Be sure to stop by any Davenport Library location and check out the Online Reading Challenge displays for lots more ideas and suggested titles.

I am planning on reading The Jane Austen Project by Kathleen Flynn about two researchers that go back in time to recover a suspected unpublished Jane Austen novel. Wouldn’t that be fabulous?

Now, what about you? What you be reading this month?

 

The Eyre Affair by Jasper Fforde

The Eyre Affair by Jasper Fforde fits into a lot of different genres:  it’s a little bit sci-fi, literary fiction, humor and thriller.  In an alternate 1985 in England, Thursday Next is a LiteraTec working to solve literary crimes (typically small-time stuff like copyright infringement).  But her career takes a more drastic turn when criminal mastermind Acheron Hades steals the original manuscript of Martin Chuzzlewit by Charles Dickens.    And so begins a game of cat and mouse between Thursday and Acheron in which she is constantly escaping death, though just barely.  Things take a turn when a character goes missing from Dickens’ novel:  it turns out that Thursday’s uncle has created a device that allows a person to jump into a literary work, and Acheron has found the device and kidnapped the character, changing the whole story.  And if his demands aren’t met, Acheron will take things to the next level and do the same to the beloved Jane Eyre herself, removing her from her classic novel and thus changing the face of classic literature forever.

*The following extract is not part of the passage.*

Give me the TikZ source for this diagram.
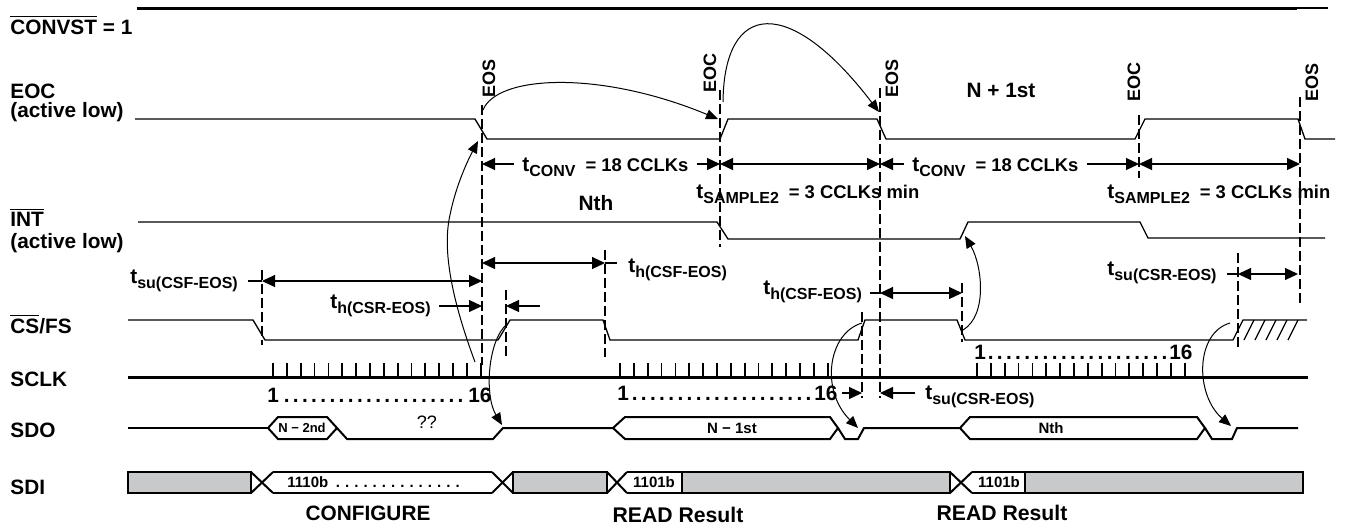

It took me a while to really get into this book, but once Acheron has made the threat on Jane Eyre, it gets hard to put down (especially for a Jane Eyre fan!).  This is a very unique book, especially with the alternate history that is involved; it’s not the world that we know today, and this includes the ending to Jane Eyre itself.  If you’re into the classics and enjoy a little bit of a sci-fi edge to your books, I recommend picking up this book.